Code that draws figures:
###

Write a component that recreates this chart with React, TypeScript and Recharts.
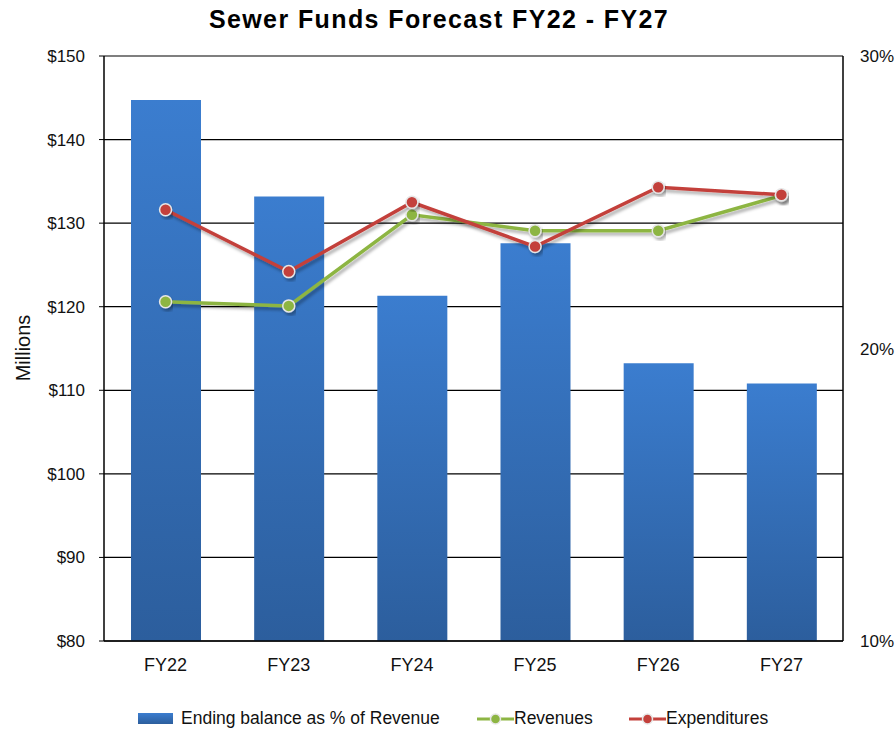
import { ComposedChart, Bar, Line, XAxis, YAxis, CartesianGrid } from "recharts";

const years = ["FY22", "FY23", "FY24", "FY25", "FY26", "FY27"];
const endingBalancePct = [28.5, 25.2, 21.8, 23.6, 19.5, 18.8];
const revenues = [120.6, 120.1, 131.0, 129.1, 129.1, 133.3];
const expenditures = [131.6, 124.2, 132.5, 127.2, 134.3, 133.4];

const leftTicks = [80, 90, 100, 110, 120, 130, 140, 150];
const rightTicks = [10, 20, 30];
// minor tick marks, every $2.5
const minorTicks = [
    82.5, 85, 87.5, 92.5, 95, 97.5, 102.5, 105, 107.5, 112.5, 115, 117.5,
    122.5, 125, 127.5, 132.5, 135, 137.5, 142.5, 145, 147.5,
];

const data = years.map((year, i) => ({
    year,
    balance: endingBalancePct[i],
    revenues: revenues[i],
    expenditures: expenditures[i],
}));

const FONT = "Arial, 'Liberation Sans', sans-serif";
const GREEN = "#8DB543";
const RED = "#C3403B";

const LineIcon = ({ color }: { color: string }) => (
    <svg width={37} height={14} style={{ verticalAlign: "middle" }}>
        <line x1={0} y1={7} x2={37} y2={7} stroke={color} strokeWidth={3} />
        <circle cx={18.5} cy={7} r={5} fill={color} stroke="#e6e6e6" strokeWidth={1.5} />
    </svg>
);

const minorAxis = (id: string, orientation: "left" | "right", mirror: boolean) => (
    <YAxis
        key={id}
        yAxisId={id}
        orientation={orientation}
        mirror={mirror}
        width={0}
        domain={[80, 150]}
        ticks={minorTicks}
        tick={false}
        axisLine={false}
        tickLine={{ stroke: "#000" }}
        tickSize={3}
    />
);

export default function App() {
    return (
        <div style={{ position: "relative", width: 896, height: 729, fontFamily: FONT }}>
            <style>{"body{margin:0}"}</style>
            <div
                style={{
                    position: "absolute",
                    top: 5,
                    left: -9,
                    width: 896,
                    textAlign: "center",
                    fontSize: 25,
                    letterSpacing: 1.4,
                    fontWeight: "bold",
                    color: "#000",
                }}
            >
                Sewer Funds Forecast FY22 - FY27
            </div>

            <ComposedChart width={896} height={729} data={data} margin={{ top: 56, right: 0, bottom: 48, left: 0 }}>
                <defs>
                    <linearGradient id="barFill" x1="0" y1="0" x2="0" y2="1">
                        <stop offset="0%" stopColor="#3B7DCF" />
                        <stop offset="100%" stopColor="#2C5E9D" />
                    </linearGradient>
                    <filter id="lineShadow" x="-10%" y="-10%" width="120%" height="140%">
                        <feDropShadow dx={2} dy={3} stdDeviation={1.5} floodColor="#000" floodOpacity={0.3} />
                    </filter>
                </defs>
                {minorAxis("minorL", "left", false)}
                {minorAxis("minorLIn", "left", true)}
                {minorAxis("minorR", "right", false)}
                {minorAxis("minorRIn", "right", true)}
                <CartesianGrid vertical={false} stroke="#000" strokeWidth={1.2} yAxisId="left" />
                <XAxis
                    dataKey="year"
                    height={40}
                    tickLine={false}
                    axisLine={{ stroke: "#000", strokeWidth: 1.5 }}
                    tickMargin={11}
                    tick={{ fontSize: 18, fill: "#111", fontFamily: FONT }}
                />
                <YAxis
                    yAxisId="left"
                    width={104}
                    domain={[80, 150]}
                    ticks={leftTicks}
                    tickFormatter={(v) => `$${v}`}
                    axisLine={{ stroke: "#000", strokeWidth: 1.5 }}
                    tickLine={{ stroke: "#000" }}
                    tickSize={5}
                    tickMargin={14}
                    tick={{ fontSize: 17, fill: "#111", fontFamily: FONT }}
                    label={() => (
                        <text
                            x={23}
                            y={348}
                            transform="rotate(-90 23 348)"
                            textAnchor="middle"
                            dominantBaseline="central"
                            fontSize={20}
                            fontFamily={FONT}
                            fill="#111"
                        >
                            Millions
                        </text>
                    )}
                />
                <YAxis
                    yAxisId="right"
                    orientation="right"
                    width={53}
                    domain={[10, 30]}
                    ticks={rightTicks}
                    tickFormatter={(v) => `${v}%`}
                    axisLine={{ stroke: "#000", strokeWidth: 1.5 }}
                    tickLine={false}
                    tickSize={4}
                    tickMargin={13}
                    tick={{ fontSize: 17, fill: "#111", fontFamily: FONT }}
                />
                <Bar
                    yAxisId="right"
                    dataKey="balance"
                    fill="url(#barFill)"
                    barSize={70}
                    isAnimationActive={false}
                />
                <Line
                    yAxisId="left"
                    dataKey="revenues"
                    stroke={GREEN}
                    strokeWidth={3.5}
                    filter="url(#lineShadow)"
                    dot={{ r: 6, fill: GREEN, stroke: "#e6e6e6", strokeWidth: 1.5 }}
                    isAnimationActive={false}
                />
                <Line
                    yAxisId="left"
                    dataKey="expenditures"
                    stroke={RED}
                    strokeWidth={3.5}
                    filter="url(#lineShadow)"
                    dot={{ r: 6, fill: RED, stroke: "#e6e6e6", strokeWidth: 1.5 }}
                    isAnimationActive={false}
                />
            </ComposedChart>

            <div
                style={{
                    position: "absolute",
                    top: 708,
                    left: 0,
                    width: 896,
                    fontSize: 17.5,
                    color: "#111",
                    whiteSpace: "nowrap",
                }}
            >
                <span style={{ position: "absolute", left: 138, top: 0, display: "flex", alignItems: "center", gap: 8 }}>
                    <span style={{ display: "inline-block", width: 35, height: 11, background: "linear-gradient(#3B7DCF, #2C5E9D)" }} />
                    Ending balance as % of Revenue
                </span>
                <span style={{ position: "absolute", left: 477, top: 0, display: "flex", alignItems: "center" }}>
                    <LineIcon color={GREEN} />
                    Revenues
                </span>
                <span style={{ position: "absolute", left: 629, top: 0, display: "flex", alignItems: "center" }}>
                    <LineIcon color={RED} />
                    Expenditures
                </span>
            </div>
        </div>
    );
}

###

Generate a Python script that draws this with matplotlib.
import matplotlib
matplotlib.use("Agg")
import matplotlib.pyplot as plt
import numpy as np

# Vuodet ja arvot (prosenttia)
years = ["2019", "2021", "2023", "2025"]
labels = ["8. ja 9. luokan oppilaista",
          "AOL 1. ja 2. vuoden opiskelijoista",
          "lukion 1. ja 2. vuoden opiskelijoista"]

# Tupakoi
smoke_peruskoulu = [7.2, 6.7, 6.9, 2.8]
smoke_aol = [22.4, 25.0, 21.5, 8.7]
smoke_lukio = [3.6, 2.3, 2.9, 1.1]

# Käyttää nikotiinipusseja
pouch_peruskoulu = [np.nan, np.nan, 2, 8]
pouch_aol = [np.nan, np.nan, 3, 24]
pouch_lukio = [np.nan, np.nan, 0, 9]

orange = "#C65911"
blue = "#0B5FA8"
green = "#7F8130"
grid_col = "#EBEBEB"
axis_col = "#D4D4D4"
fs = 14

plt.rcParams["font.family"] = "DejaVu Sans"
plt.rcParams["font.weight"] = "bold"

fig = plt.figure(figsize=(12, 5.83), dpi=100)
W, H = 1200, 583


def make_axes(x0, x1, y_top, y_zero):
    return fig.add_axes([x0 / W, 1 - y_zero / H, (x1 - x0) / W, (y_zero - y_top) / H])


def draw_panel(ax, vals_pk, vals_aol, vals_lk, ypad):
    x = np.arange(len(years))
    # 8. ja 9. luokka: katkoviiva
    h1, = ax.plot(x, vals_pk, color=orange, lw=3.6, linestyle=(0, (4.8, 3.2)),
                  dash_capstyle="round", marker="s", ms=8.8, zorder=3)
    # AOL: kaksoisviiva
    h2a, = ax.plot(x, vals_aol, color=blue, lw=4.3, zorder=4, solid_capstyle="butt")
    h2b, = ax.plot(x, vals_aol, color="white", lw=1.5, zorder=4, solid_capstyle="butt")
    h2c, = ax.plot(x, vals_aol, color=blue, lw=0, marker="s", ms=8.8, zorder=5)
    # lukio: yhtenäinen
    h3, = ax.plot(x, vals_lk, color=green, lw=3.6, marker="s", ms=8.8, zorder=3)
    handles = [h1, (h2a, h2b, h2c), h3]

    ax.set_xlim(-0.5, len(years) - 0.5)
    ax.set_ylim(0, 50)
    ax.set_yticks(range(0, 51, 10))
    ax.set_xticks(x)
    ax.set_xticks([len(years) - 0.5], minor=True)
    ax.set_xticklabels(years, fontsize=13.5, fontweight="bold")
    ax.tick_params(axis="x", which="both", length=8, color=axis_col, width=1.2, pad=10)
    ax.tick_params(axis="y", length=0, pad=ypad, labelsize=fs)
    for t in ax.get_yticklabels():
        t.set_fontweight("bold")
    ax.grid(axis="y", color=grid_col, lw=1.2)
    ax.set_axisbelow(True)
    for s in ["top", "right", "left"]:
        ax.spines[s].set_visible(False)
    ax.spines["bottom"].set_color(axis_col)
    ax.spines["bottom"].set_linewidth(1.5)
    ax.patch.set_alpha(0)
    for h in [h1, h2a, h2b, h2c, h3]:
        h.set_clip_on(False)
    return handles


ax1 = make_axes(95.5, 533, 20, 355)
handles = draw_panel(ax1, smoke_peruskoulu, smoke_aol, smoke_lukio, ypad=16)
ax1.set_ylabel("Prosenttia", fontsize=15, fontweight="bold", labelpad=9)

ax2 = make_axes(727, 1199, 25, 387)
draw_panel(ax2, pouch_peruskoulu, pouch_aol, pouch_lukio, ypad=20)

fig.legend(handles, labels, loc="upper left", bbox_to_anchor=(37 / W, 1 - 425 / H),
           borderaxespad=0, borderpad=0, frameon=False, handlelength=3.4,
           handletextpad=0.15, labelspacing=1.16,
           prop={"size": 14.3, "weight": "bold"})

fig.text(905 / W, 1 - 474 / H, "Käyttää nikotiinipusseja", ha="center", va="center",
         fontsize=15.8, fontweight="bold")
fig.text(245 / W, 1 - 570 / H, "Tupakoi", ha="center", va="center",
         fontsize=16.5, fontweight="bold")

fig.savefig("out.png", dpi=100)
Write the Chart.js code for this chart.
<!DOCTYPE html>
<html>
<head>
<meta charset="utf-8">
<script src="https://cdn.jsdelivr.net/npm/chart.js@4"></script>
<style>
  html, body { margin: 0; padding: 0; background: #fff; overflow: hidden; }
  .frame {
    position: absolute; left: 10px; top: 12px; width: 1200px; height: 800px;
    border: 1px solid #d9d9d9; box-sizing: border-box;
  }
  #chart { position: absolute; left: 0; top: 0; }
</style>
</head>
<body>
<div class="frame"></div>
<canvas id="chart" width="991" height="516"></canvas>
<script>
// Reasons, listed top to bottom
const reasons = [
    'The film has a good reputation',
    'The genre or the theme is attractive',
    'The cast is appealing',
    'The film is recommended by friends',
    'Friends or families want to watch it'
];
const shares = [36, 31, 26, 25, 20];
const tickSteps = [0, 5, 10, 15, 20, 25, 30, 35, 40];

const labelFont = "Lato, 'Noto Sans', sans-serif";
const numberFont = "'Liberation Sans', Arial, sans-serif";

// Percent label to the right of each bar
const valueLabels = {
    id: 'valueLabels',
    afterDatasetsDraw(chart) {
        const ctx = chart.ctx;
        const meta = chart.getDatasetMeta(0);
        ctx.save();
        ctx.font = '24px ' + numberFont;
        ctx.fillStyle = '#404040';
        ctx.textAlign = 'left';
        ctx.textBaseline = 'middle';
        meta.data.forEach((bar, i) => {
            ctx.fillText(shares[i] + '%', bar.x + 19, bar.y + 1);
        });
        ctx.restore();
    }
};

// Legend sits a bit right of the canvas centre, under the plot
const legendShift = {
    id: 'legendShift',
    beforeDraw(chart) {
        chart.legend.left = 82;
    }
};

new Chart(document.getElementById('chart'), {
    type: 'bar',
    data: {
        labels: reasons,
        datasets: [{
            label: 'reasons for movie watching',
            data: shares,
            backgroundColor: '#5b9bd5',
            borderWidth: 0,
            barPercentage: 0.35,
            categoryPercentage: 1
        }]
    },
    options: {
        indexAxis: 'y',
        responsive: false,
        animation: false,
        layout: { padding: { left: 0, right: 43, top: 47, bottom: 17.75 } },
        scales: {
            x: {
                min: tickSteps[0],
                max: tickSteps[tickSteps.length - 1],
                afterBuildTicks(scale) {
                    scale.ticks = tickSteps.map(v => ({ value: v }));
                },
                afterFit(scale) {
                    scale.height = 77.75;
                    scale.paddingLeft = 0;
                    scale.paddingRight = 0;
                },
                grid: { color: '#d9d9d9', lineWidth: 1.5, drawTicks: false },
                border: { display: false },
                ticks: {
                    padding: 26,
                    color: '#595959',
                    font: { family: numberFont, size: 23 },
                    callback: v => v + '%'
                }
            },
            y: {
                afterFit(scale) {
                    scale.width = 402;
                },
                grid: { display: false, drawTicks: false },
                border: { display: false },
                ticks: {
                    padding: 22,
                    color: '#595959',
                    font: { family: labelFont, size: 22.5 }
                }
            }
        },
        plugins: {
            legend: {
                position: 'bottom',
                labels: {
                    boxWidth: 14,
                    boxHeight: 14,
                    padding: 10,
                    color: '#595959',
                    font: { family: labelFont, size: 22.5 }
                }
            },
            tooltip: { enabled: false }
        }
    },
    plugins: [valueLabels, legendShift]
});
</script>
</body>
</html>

###

### Work instructions
In the listing above, find the line containing "Write a component" and the line containing "XAxis, YAxis, CartesianGrid". Reproduce those lines and all between them exactly, with no pictures and nothing more.

### Task response
Write a component that recreates this chart with React, TypeScript and Recharts.
import { ComposedChart, Bar, Line, XAxis, YAxis, CartesianGrid } from "recharts";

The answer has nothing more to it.